Energy, Modernities, and the AnthropoScene

March 2, 2016

Sarah Strauss

The verdict of the Fifth Assessment Report (AR5) by the Intergovernmental Panel on Climate Change (IPCC) is clear: we are the dominant species on this planet, and our documented role in the global system gives many (but not all) confidence that the Anthropocene is well named. We need to understand the interactions, impacts, and development of systems to attempt either adaptation or mitigation with respect to our changing climate, recalling that unintended consequences must always be counted. As they say, there is no planet B, no other place where externalities can be stored for later disposal. Of course, wicked problems like climate change are nothing new. They resist resolution because they are difficult to define/multicausal (unlike the ozone hole); have incomplete or changing parameters, such that “solving” one part of problem generates new ones; and have no clear solution, just better or worse options (Rittel and Webber 1973).
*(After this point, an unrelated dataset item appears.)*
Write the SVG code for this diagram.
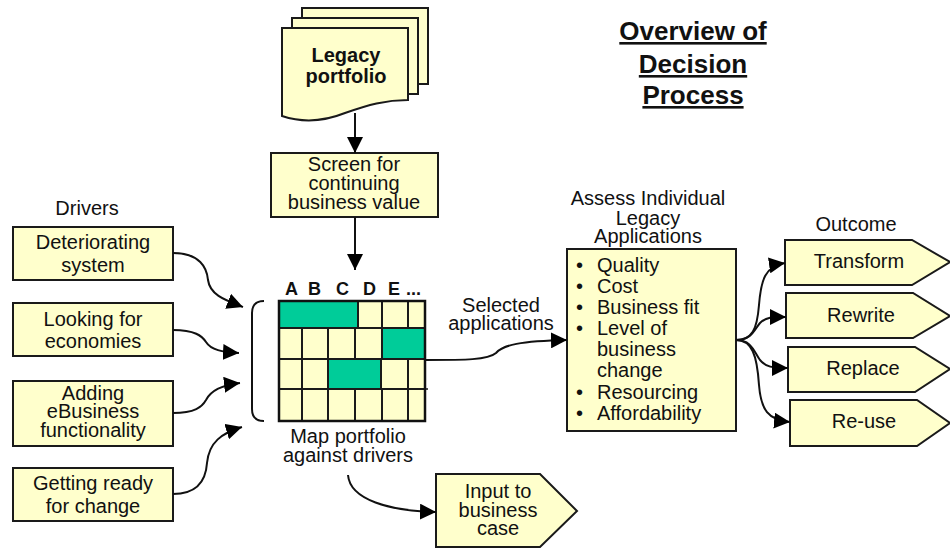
<svg xmlns="http://www.w3.org/2000/svg" width="950" height="549" viewBox="0 0 950 549">
<defs>
<style>
text{font-family:"Liberation Sans",Arial,sans-serif;font-size:20px;fill:#111;text-anchor:middle}
.b{font-weight:bold}
.t{font-weight:bold;font-size:26px;text-decoration:underline}
.hd{font-weight:bold;font-size:18px;text-anchor:start}
.l{text-anchor:start}
.box{fill:#FFFFCC;stroke:#1a1a1a;stroke-width:2}
.g{fill:#00CC99;stroke:#1a1a1a;stroke-width:2}
.c{fill:none;stroke:#111;stroke-width:2}
</style>
<marker id="ah" markerUnits="userSpaceOnUse" markerWidth="16" markerHeight="16" refX="16" refY="8" orient="auto">
<path d="M0,0 L16,8 L0,16 Z" fill="#000"/>
</marker>
</defs>
<rect width="950" height="549" fill="#fff"/>

<g id="title">
<text class="t" x="693" y="40">Overview of</text>
<text class="t" x="693" y="73">Decision</text>
<text class="t" x="693" y="104">Process</text>
</g>

<g id="legacy">
<rect class="box" x="302" y="8" width="126" height="76"/>
<rect class="box" x="292" y="18" width="126" height="76"/>
<path class="box" d="M282,28 H408 V100 C385,100 368,105 345,113 C320,123 300,122 282,116 Z"/>
<text class="b" x="346" y="62">Legacy</text>
<text class="b" x="346" y="83">portfolio</text>
</g>

<g id="screen">
<rect class="box" x="271" y="153" width="167" height="64"/>
<text x="354" y="171">Screen for</text>
<text x="354" y="190">continuing</text>
<text x="354" y="209">business value</text>
</g>

<g id="drivers-label"><text x="87" y="215">Drivers</text></g>

<g id="d1">
<rect class="box" x="13" y="227" width="160" height="53"/>
<text x="93" y="249">Deteriorating</text>
<text x="93" y="272">system</text>
</g>
<g id="d2">
<rect class="box" x="13" y="303" width="160" height="53"/>
<text x="93" y="326">Looking for</text>
<text x="93" y="348">economies</text>
</g>
<g id="d3">
<rect class="box" x="13" y="381" width="160" height="65"/>
<text x="93" y="400">Adding</text>
<text x="93" y="418">eBusiness</text>
<text x="93" y="437">functionality</text>
</g>
<g id="d4">
<rect class="box" x="13" y="468" width="160" height="53"/>
<text x="93" y="490">Getting ready</text>
<text x="93" y="513">for change</text>
</g>

<g id="grid">
<path class="c" d="M264,301 C256,301 252,305 252,313 L252,409 C252,417 256,421 264,421"/>
<text class="hd" x="285" y="295">A</text>
<text class="hd" x="308" y="295">B</text>
<text class="hd" x="336" y="295">C</text>
<text class="hd" x="363" y="295">D</text>
<text class="hd" x="388" y="295">E</text>
<text class="hd" x="406" y="295">...</text>
<rect class="g" x="279" y="301" width="79" height="27"/>
<rect class="box" x="358" y="301" width="24" height="27"/>
<rect class="box" x="382" y="301" width="26" height="27"/>
<rect class="box" x="408" y="301" width="17" height="27"/>
<rect class="box" x="279" y="328" width="23" height="31"/>
<rect class="box" x="302" y="328" width="26" height="31"/>
<rect class="box" x="328" y="328" width="27" height="31"/>
<rect class="box" x="355" y="328" width="27" height="31"/>
<rect class="g" x="382" y="328" width="43" height="31"/>
<rect class="box" x="279" y="359" width="23" height="30"/>
<rect class="box" x="302" y="359" width="26" height="30"/>
<rect class="g" x="328" y="359" width="53" height="30"/>
<rect class="box" x="381" y="359" width="27" height="30"/>
<rect class="box" x="408" y="359" width="17" height="30"/>
<rect class="box" x="279" y="389" width="23" height="32"/>
<rect class="box" x="302" y="389" width="26" height="32"/>
<rect class="box" x="328" y="389" width="27" height="32"/>
<rect class="box" x="355" y="389" width="27" height="32"/>
<rect class="box" x="382" y="389" width="26" height="32"/>
<rect class="box" x="408" y="389" width="17" height="32"/>
<rect x="279" y="301" width="146" height="120" fill="none" stroke="#111" stroke-width="2.5"/>
<line x1="425" y1="389" x2="428" y2="389" stroke="#111" stroke-width="1.5"/>
<text x="348" y="443">Map portfolio</text>
<text x="348" y="462">against drivers</text>
</g>

<g id="input">
<path class="box" d="M436,474 H540 L577,511 L540,547 H436 Z"/>
<text x="498" y="498">Input to</text>
<text x="498" y="517">business</text>
<text x="498" y="535">case</text>
</g>

<g id="assess">
<text x="648" y="205">Assess Individual</text>
<text x="648" y="225">Legacy</text>
<text x="648" y="243">Applications</text>
<rect class="box" x="567" y="249" width="169" height="182"/>
<g class="l">
<text class="l" x="576" y="272">•</text><text class="l" x="597" y="272">Quality</text>
<text class="l" x="576" y="293">•</text><text class="l" x="597" y="293">Cost</text>
<text class="l" x="576" y="314">•</text><text class="l" x="597" y="314">Business fit</text>
<text class="l" x="576" y="335">•</text><text class="l" x="597" y="335">Level of</text>
<text class="l" x="597" y="356">business</text>
<text class="l" x="597" y="377">change</text>
<text class="l" x="576" y="399">•</text><text class="l" x="597" y="399">Resourcing</text>
<text class="l" x="576" y="420">•</text><text class="l" x="597" y="420">Affordability</text>
</g>
</g>

<g id="selected-label">
<text x="501" y="312">Selected</text>
<text x="501" y="330">applications</text>
</g>

<g id="outcome-label"><text x="856" y="231">Outcome</text></g>
<g id="transform">
<path class="box" d="M785,240 H912 L950,262 L912,285 H785 Z"/>
<text x="859" y="268">Transform</text>
</g>
<g id="rewrite">
<path class="box" d="M786,293 H913 L950,316 L913,338 H786 Z"/>
<text x="861" y="322">Rewrite</text>
</g>
<g id="replace">
<path class="box" d="M788,347 H915 L950,369 L915,392 H788 Z"/>
<text x="863" y="375">Replace</text>
</g>
<g id="reuse">
<path class="box" d="M790,400 H917 L950,423 L917,446 H790 Z"/>
<text x="864" y="428">Re-use</text>
</g>

<g id="connectors" class="c" marker-end="url(#ah)">
<path class="c" marker-end="url(#ah)" d="M355,113 V153"/>
<path class="c" marker-end="url(#ah)" d="M355,217 V270"/>
<path class="c" marker-end="url(#ah)" d="M173,253 C200,253 207,268 208,280 C210,295 225,300 243,307"/>
<path class="c" marker-end="url(#ah)" d="M173,330 C195,330 202,336 206,342 C211,350 222,352 239,353"/>
<path class="c" marker-end="url(#ah)" d="M173,413 C195,413 202,407 206,400 C211,390 222,385 240,383"/>
<path class="c" marker-end="url(#ah)" d="M173,494 C200,494 206,478 207,463 C209,442 222,433 242,427"/>
<path class="c" marker-end="url(#ah)" d="M425,360 C465,360 488,360 496,353 C503,345 520,341 567,340"/>
<path class="c" marker-end="url(#ah)" d="M348,475 C350,500 390,511 436,512"/>
<path class="c" marker-end="url(#ah)" d="M736,340 C752,340 757,330 759,305 C761,280 765,266 785,263"/>
<path class="c" marker-end="url(#ah)" d="M736,340 C752,340 754,330 760,323 C766,317 772,317 786,317"/>
<path class="c" marker-end="url(#ah)" d="M736,340 C752,340 754,352 760,360 C766,367 772,368 788,368"/>
<path class="c" marker-end="url(#ah)" d="M736,340 C752,340 757,355 759,385 C761,410 768,420 790,422"/>
</g>
</svg>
Wicked problems are socially complex and generally require behavioral or cultural changes of significant proportions. Examples of these, such as climate change, energy transitions, water management, and biodiversity loss, are also the hallmark of the Anthropocene: they are “socionatural” transformations that we have set in motion ourselves, and the ones I have mentioned all have strong connections with each other. Here, I focus on energy.